Por Lianna Navarro Rodríguez

No conozco el dolor de la muerte — tanto — como otros. Estaba en tercero/cuarto grado. Mi mamá me dijo que abuela Adelina ya no estaría cuando fuéramos a Banes, en las vacaciones. Y lo recuerdo bien. Un portal de una farmacia en Boyeros, un teléfono público de los que ahora adornan La Habana, como el grafiti, y un peso cubano que nos duró una hora, después de que la teleoperadora contactó con mi familia en Holguín.

Lloré y forcé el sentimiento, entendía que cuando la gente muere, los vivos lloran y nada más. Adelina era mi tatarabuela; tal vez, las diferencias de edades y la condición de su vejez, me impidieron sentir lo que no pude en ese momento. Quizás, pensar eso fue la excusa para no sentir mucho cuando murió.

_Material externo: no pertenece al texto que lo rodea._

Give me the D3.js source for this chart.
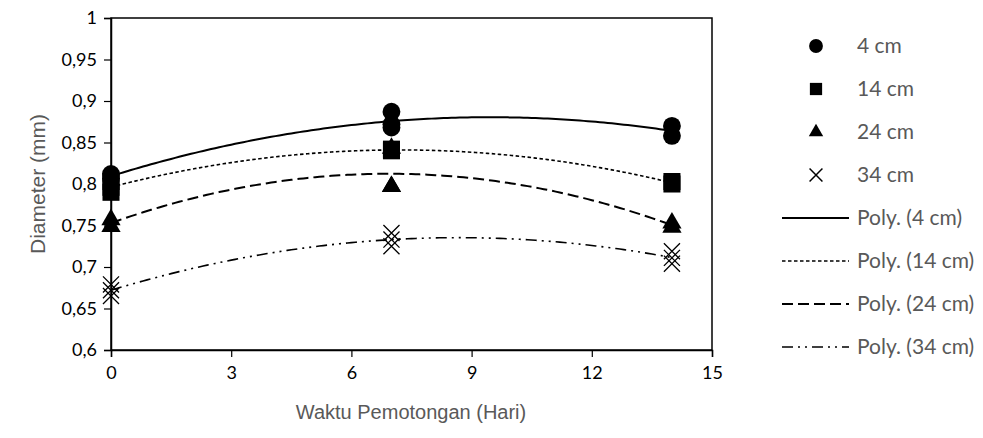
<!DOCTYPE html>
<html><head><meta charset="utf-8">
<script src="https://cdn.jsdelivr.net/npm/d3@7/dist/d3.min.js"></script>
<style>body{margin:0;background:#fff}</style>
</head><body><svg id="c" width="983" height="438"></svg>
<script>
const days = [0, 7, 14];
const seriesNames = ["4 cm", "14 cm", "24 cm", "34 cm"];
const s4 = [[0.807, 0.812], [0.887, 0.872, 0.868], [0.870, 0.858]];
const s14 = [[0.803, 0.796, 0.790], [0.842, 0.840], [0.803, 0.800]];
const s24 = [[0.757, 0.749], [0.797, 0.797, 0.843], [0.753, 0.748]];
const s34 = [[0.679, 0.672, 0.665], [0.741, 0.733, 0.725], [0.719, 0.711, 0.704]];
const xTicks = [0, 3, 6, 9, 12, 15];
const yTicks = [0.6, 0.65, 0.7, 0.75, 0.8, 0.85, 0.9, 0.95, 1];
const trendNames = ["Poly. (4 cm)", "Poly. (14 cm)", "Poly. (24 cm)", "Poly. (34 cm)"];

const allSeries = [s4, s14, s24, s34];
const markers = [d3.symbolCircle, d3.symbolSquare, d3.symbolTriangle, d3.symbolX];
const markerSize = [250, 290, 160, 170];
const dashes = [null, "3.5,2.5", "11,5", "11,5,2,5,2,5"];
const widths = [2, 1.6, 2, 1.6];

const svg = d3.select("#c");
const x = d3.scaleLinear().domain([0, 15]).range([111, 712]);
const y = d3.scaleLinear().domain([0.6, 1]).range([350, 18]);
const fmt = d => String(d).replace(".", ",");
const lato = "Lato, 'Open Sans', sans-serif";
const arial = "'Liberation Sans', Arial, sans-serif";

svg.append("rect").attr("x", 111).attr("y", 18).attr("width", 601).attr("height", 332)
  .attr("fill", "none").attr("stroke", "#000").attr("stroke-width", 1.5);

const ya = svg.append("g").attr("transform", "translate(111,0)")
  .call(d3.axisLeft(y).tickValues(yTicks).tickSize(7).tickPadding(7).tickFormat(fmt));
const xa = svg.append("g").attr("transform", "translate(0,350)")
  .call(d3.axisBottom(x).tickValues(xTicks).tickSize(7).tickPadding(9).tickFormat(d => d));
[ya, xa].forEach(g => {
  g.select(".domain").attr("stroke", "#000").attr("stroke-width", 1.5);
  g.selectAll(".tick line").attr("stroke", "#000").attr("stroke-width", 1.2);
  g.selectAll("text").attr("fill", "#000").attr("font-family", lato).attr("font-size", 18);
});

function fit(series) {
  const pts = [];
  series.forEach((vals, i) => vals.forEach(v => pts.push([days[i], v])));
  let S = [[0,0,0],[0,0,0],[0,0,0]], T = [0,0,0];
  pts.forEach(([xx, yy]) => {
    const p = [1, xx, xx*xx];
    for (let i = 0; i < 3; i++) { T[i] += p[i]*yy; for (let j = 0; j < 3; j++) S[i][j] += p[i]*p[j]; }
  });
  const A = S.map((r, i) => [...r, T[i]]);
  for (let i = 0; i < 3; i++) {
    for (let k = i+1; k < 3; k++) { const f = A[k][i]/A[i][i]; for (let j = i; j < 4; j++) A[k][j] -= f*A[i][j]; }
  }
  const c = [0,0,0];
  for (let i = 2; i >= 0; i--) { let s = A[i][3]; for (let j = i+1; j < 3; j++) s -= A[i][j]*c[j]; c[i] = s/A[i][i]; }
  return c;
}
const line = d3.line().x(d => x(d[0])).y(d => y(d[1]));
const xs = d3.range(0, 14.001, 0.1);

allSeries.forEach((s, k) => {
  const c = fit(s);
  const p = svg.append("path").datum(xs.map(t => [t, c[0] + c[1]*t + c[2]*t*t]))
    .attr("d", line).attr("fill", "none").attr("stroke", "#000").attr("stroke-width", widths[k]);
  if (dashes[k]) p.attr("stroke-dasharray", dashes[k]);
});

allSeries.forEach((s, k) => {
  s.forEach((vals, i) => vals.forEach(v => {
    const m = svg.append("path").attr("d", d3.symbol(markers[k], markerSize[k])())
      .attr("transform", `translate(${x(days[i])},${y(v)})`);
    if (k === 3) m.attr("fill", "none").attr("stroke", "#000").attr("stroke-width", 1.3);
    else m.attr("fill", "#000");
  }));
});

const lg = svg.append("g");
seriesNames.forEach((n, k) => {
  const yy = 46 + k * 43;
  const m = lg.append("path").attr("d", d3.symbol(markers[k], k === 3 ? 110 : (k === 2 ? 90 : 150))())
    .attr("transform", `translate(816,${yy})`);
  if (k === 3) m.attr("fill", "none").attr("stroke", "#000").attr("stroke-width", 1.5);
  else m.attr("fill", "#000");
  lg.append("text").attr("x", 857).attr("y", yy).attr("dy", "0.35em").text(n)
    .attr("font-family", lato).attr("font-size", 21).attr("fill", "#595959");
});
trendNames.forEach((n, k) => {
  const yy = 218 + k * 43;
  const l = lg.append("line").attr("x1", 782).attr("x2", 849).attr("y1", yy).attr("y2", yy)
    .attr("stroke", "#000").attr("stroke-width", widths[k]);
  if (dashes[k]) l.attr("stroke-dasharray", dashes[k]);
  lg.append("text").attr("x", 857).attr("y", yy).attr("dy", "0.35em").text(n)
    .attr("font-family", lato).attr("font-size", 21).attr("fill", "#595959");
});

svg.append("text").attr("transform", "translate(38,184) rotate(-90)").attr("text-anchor", "middle")
  .attr("dy", "0.35em").text("Diameter (mm)")
  .attr("font-family", arial).attr("font-size", 21).attr("fill", "#595959");
svg.append("text").attr("x", 411).attr("y", 412).attr("text-anchor", "middle").attr("dy", "0.35em")
  .text("Waktu Pemotongan (Hari)")
  .attr("font-family", arial).attr("font-size", 20).attr("fill", "#595959");
</script></body></html>
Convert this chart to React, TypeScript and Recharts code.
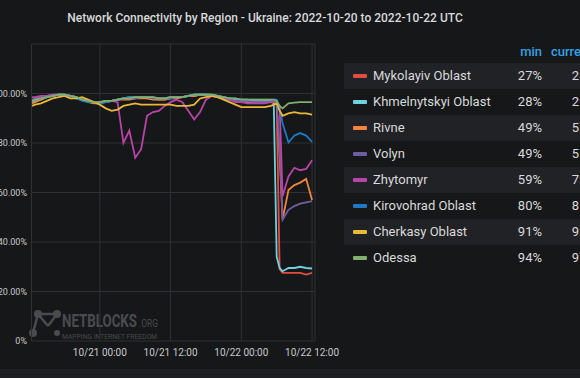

Me quedé con el miedo de verla en la cocina cuando iba a casa de mi bisabuela, y salía corriendo por todo el pasillo hasta la sala. Mi tía me decía: «Corre, corre, que te coge Masapaca» — un invento de mi primo y ella para terme controlada — . Y nunca supe cómo era Masapaca.

A los vivos hay que tenerles más miedo. Mi abuelo, mi mamá, todos me lo repetían, por mi fobia de ver espíritus.

En unas vacaciones que le tuve miedo a mi tarabuela — y en las que tampoco vi a Masapaca — regresamos para Banes. Ese año empecé a perder cosas: los árboles de Boyeros, la avenida vacía hasta mi secundaria, el camino largo, el sol, los edificios altos, el frío más frío por las sombras de la escuela. No vi más a Héctor, a Jolmis, al chino ni a Kleidis. Y eso me dolió más.

Los vivos, a los que nunca les he tenido miedo, me han acabado más el corazón que la gente muerta.

En noveno grado me hice novia de Pavel, por tres años. Después no estaba Pavel y demoré otros tres años para darme cuenta.

El tío de mi mamá, mi tío, tuvo un accidente con una moto. Estuvo meses entre operaciones y viajes incómodos de La Habana a Banes y viceversa. Él es hermano de mi abuela y de mi tía, y mi otra tía, y mis dos tíos; pero no les habla más, ni nos ve más, ni pasa con nosotros el fin de año. En 2019, lo vi. Le presenté a Pavel.

Me lo encontré en el Cupet de la entrada del pueblo, que ahora es pizzería. Mi mamá se desmorona cuando coinciden por cualquier parte, y él vira la cara como si no la conociera. Imagino que a mis tíos se les pierda un poco la vida.

¿Cómo explicarle a la conciencia que no ha visto el cuerpo muerto, la distancia de los vivos?

Tengo una amiga. Ella entra en un luto para olvidar a los que pierde, a los que se alejan, a los que no pueden estar. Me dijo: «Paso meses llorando, recordando que estuvo ahí e, incluso, lo digo, estoy de luto».

Elizabeth Bishop, una poeta estadounidense, en El arte de perder dice: «Incluso habiéndote perdido a ti / (tu voz bromeando, un gesto que amo) no habré mentido. / Por supuesto, / no es difícil dominar el arte de perder, por más que a veces pueda parecernos (¡escríbelo!) / un desastre».

Los domingos, casi siempre, ando con un hueco en los huesos, por la falta que me hacen algunos vivos; lloro. Y no intento olvidar, porque nunca se van ni los muertos. Cuido de las canciones, las historias, limpio el libro de La Habana y me leo algún poema que te recuerde.

Entonces aplico la operación del luto, para que la ausencia de los vivos no parezca un desastre y, como los muertos, dejen de doler.